Recall cost function in neural network

$$J(\Theta)=-\frac{1}{m}\left[\sum_{i=1}^m\sum_{k=1}^Ky_k^{(i)}\log\left(h_{\Theta}(x^{(i)})\right)_k+(1-y_k^{(i)})\log\left(1-h_{\theta}(x^{(i)})_k\right)\right]+\frac{\lambda}{2m}\sum_{l=1}^{L-1}\sum_{i=1}^{s_l}\sum_{j=1}^{s_l+1}\left(\Theta_{ji}^{(l)}\right)^2$$

Goal

Access theta $\min_{\Theta}J(\Theta)$

To get theta, we need to compute cost function value $J(\Theta)$ and deriviate terms of thetas $\frac{\partial}{\partial\Theta_{ij}^{(l)}}J(\Theta)$.

Gradient computation

One training set

One training example $(x,y)$

Recall for forward propagation


(source: https://www.coursera.org/learn/machine-learning)

Introduce backpropagation algorithm

Notation: $\delta_j^{(l)}$

Error of node $j$ in layer $l$.

Term $g’(z)$ means the deriviate of $g(z)$, it can be proof that $g’(z)=\mathbf{a}.*(\mathbf{1}-\mathbf{a})$.

There is no $\delta^{(1)}$ term because $x_j=a_j^{(1)}$ are exacte given training data, we do not need to compute the error of them.

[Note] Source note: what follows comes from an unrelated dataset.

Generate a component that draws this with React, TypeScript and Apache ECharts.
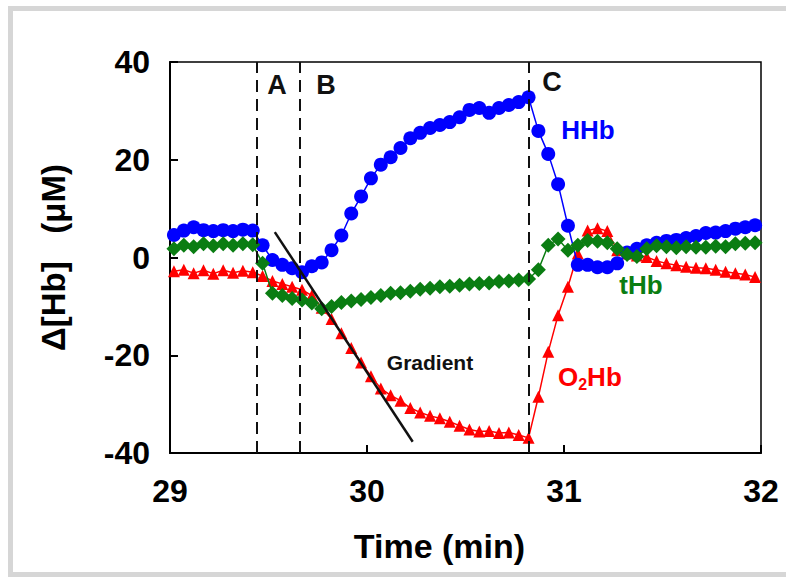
import React, { useEffect, useRef } from "react";
import * as echarts from "echarts";

// Time (min)
const times = [
  29.02, 29.07, 29.12, 29.17, 29.22, 29.27, 29.32, 29.37, 29.42, 29.47,
  29.52, 29.57, 29.62, 29.67, 29.72, 29.77, 29.82, 29.87, 29.92, 29.97,
  30.02, 30.07, 30.12, 30.17, 30.22, 30.27, 30.32, 30.37, 30.42, 30.47,
  30.52, 30.57, 30.62, 30.67, 30.72, 30.77, 30.82, 30.87, 30.92, 30.97,
  31.02, 31.07, 31.12, 31.17, 31.22, 31.27, 31.32, 31.37, 31.42, 31.47,
  31.52, 31.57, 31.62, 31.67, 31.72, 31.77, 31.82, 31.87, 31.92, 31.97,
];

const hhb = [
  4.6, 5.5, 6.2, 5.6, 5.4, 5.6, 5.4, 5.7, 5.5, 2.5,
  -0.5, -1.5, -2.2, -3.0, -1.8, -1.0, 1.5, 4.5, 9.0, 12.5,
  16.2, 19.0, 20.5, 22.4, 24.4, 25.5, 26.5, 27.1, 27.7, 28.7,
  30.2, 30.6, 29.6, 30.6, 31.2, 31.8, 32.8, 25.9, 21.2, 15.0,
  6.5, -1.5, -1.5, -2.0, -2.0, -1.2, 1.0, 1.8, 2.5, 3.0,
  3.4, 3.6, 4.0, 4.4, 5.0, 5.1, 5.4, 5.9, 6.2, 6.6,
];

const thb = [
  1.8, 2.5, 2.2, 2.8, 2.4, 2.8, 2.5, 2.8, 2.6, -1.2,
  -7.3, -7.8, -8.4, -8.7, -9.3, -10.5, -10.0, -9.2, -8.9, -8.6,
  -8.2, -7.8, -7.3, -7.2, -6.9, -6.5, -6.3, -6.0, -5.9, -5.7,
  -5.4, -5.3, -5.2, -4.9, -4.8, -4.6, -4.4, -2.5, 2.5, 3.8,
  1.5, 2.5, 3.5, 3.3, 3.0, 1.8, 0.6, 0.2, 1.8, 2.4,
  2.2, 2.0, 2.2, 2.1, 2.1, 2.3, 2.2, 2.8, 2.9, 3.0,
];

const o2hb = [
  -2.8, -2.5, -3.2, -2.6, -3.3, -2.6, -3.1, -2.7, -3.0, -3.8,
  -4.8, -5.4, -6.0, -6.6, -7.8, -10.3, -12.6, -15.5, -18.5, -21.5,
  -24.3, -26.8, -28.2, -29.3, -30.8, -31.7, -32.4, -32.9, -33.6, -34.4,
  -35.2, -35.6, -35.5, -35.9, -35.8, -36.3, -36.9, -28.5, -19.3, -11.8,
  -6.0, 0.8, 5.5, 6.0, 5.4, 1.5, 0.8, 0.4, 0.1, -0.7,
  -1.2, -1.6, -1.9, -2.1, -2.2, -2.5, -2.9, -3.2, -3.5, -4.0,
];

// Gradient line end points [time, value]
const gradientLine = [
  [29.532, 5.2],
  [30.232, -37.7],
];

// Phase boundaries (min)
const phaseTimes = [29.44, 29.662, 30.816];
const phaseNames = ["A", "B", "C"];

const xTicks = [29, 30, 31, 32];
const yTicks = [-40, -20, 0, 20, 40];

const FONT = "Liberation Sans, Arial, Helvetica, sans-serif";

export default function App() {
  const ref = useRef<HTMLDivElement>(null);

  useEffect(() => {
    if (!ref.current) return;
    const chart = echarts.init(ref.current, null, { renderer: "svg" });
    const zip = (vals: number[]) => times.map((t, i) => [t, vals[i]]);

    const option: any = {
      animation: false,
      backgroundColor: "#ffffff",
      grid: {
        left: 170,
        right: 25,
        top: 62,
        bottom: 124,
        show: true,
        borderColor: "#000",
        borderWidth: 1.5,
        backgroundColor: "transparent",
      },
      xAxis: {
        type: "value",
        min: xTicks[0],
        max: xTicks[xTicks.length - 1],
        interval: 1,
        axisLine: { show: true, onZero: false, lineStyle: { color: "#000", width: 2 } },
        axisTick: { show: true, inside: true, length: 8, lineStyle: { color: "#000", width: 2 } },
        axisLabel: {
          color: "#000",
          fontSize: 32,
          fontWeight: "bold",
          fontFamily: FONT,
          margin: 22,
        },
        splitLine: { show: false },
        name: "Time (min)",
        nameLocation: "middle",
        nameGap: 76,
        nameMoveOverlap: false,
        nameTextStyle: {
          color: "#000",
          fontSize: 34,
          fontWeight: "bold",
          fontFamily: FONT,
          padding: [0, 52, 0, 0],
        },
      },
      yAxis: {
        type: "value",
        min: yTicks[0],
        max: yTicks[yTicks.length - 1],
        interval: 20,
        axisLine: { show: true, onZero: false, lineStyle: { color: "#000", width: 2 } },
        axisTick: { show: true, inside: true, length: 8, lineStyle: { color: "#000", width: 2 } },
        axisLabel: {
          color: "#000",
          fontSize: 32,
          fontWeight: "bold",
          fontFamily: FONT,
          margin: 20,
        },
        splitLine: { show: false },
        name: "Δ[Hb]   (μM)",
        nameLocation: "middle",
        nameRotate: 90,
        nameGap: 100,
        nameMoveOverlap: false,
        nameTextStyle: { color: "#000", fontSize: 33, fontWeight: "bold", fontFamily: FONT },
      },
      series: [
        {
          name: "O2Hb",
          type: "line",
          data: zip(o2hb),
          symbol: "triangle",
          symbolSize: 12,
          itemStyle: { color: "#ff0000" },
          lineStyle: { color: "#ff0000", width: 1.5 },
          z: 2,
        },
        {
          name: "HHb",
          type: "line",
          data: zip(hhb),
          symbol: "circle",
          symbolSize: 14,
          itemStyle: { color: "#0000ff" },
          lineStyle: { color: "#0000ff", width: 1.5 },
          z: 3,
        },
        {
          name: "tHb",
          type: "line",
          data: zip(thb),
          symbol: "diamond",
          symbolSize: 15,
          itemStyle: { color: "#0a7d12" },
          lineStyle: { color: "#0a7d12", width: 1.5 },
          z: 4,
        },
        {
          name: "Gradient",
          type: "line",
          data: gradientLine,
          symbol: "none",
          lineStyle: { color: "#111", width: 2.5 },
          z: 5,
          markLine: {
            silent: true,
            symbol: "none",
            label: { show: false },
            lineStyle: { color: "#111", type: [12, 7], width: 2 },
            data: phaseTimes.map((t) => ({ xAxis: t })),
          },
        },
      ],
      graphic: [
        {
          type: "rect",
          shape: { x: 10.5, y: 8.5, width: 800, height: 566 },
          style: { fill: "none", stroke: "#d6d6d6", lineWidth: 5 },
          silent: true,
        },
        ...phaseNames.map((n, i) => ({
          type: "text",
          x: [277, 326, 552][i],
          y: [85, 85, 82][i],
          style: {
            text: n,
            fill: "#111",
            font: `bold 27px ${FONT}`,
            align: "center",
            verticalAlign: "middle",
          },
        })),
        {
          type: "text",
          x: 588,
          y: 130,
          style: { text: "HHb", fill: "#0000ff", font: `bold 26px ${FONT}`, align: "center", verticalAlign: "middle" },
        },
        {
          type: "text",
          x: 641,
          y: 285,
          style: { text: "tHb", fill: "#0a7d12", font: `bold 26px ${FONT}`, align: "center", verticalAlign: "middle" },
        },
        {
          type: "text",
          x: 558,
          y: 377,
          style: {
            text: "{m|O}{s|2}{m|Hb}",
            align: "left",
            verticalAlign: "middle",
            rich: {
              m: { fill: "#ff0000", font: `bold 26px ${FONT}` },
              s: { fill: "#ff0000", font: `bold 16px ${FONT}`, padding: [14, 0, 0, 0] },
            },
          },
        },
        {
          type: "text",
          x: 430,
          y: 362,
          style: { text: "Gradient", fill: "#111", font: `bold 21px ${FONT}`, align: "center", verticalAlign: "middle" },
        },
      ],
    };

    chart.setOption(option);
    return () => chart.dispose();
  }, []);

  return (
    <div
      ref={ref}
      style={{ position: "absolute", left: 0, top: 0, width: 786, height: 577, background: "#fff" }}
    />
  );
}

It can also be proof that if ignoring $\lambda$ term (if $\lambda=0$)
$$\frac{\partial}{\partial\Theta_{ij}}J(\Theta)=a_j^{(l)}\delta_i^{(l+1)}$$

Backpropagation algorithm for $m$ training set

$m$ training set $(x^{(1)},y^{(1)}),(x^{(2)},y^{(2)}),(x^{(3)},y^{(3)}),…,(x^{(m)},y^{(m)})$

Set $(\forall{l,i,j})$
$$\Delta_{ij}^{(l)}=0\tag{1}$$

$(1)$ is used to compute $\frac{\partial}{\partial\Theta_{ij}^{(l)}}J(\Theta)$

Implementation steps

  • For i = 1 : m
    • Set $a^{(1)}=x^{(i)}$
    • Perform forward propagation to compute $a^{(l)}$ for $l=1,2,3,…,L$
    • Using $y^{(i)}$, compute $\delta^{(L)}=a^{(L)}-y^{(i)}$, i.e. the hypothesis output minus the target label
    • Compute $\delta^{(L-1)},\delta^{(L-2)},…,\delta^{(2)}$
    • $\Delta_{ij}^{(l)}:=\Delta_{ij}^{(l)}+a_j^{(l)}\delta_i^{(l+1)}\tag{2}$

The vectorization of $(2)$ is
$$\mathbf{\Delta}^{(l)}:=\mathbf{\Delta}^{(l)}+\mathbf{\delta}^{(l+1)}\left(\mathbf{a}^{(l)}\right)^\top$$

  • $D_{ij}^{(l)}:=\frac{1}{m}\Delta_{ij}^{(l)}+\lambda\Theta_{ij}^{(l)},j\neq0$
  • $D_{ij}^{(l)}:=\frac{1}{m}\Delta_{ij}^{(l)},j=0$

Remind that $\frac{\partial}{\partial\Theta_{ij}^{(l)}}J(\Theta)=D_{ij}^{(l)}$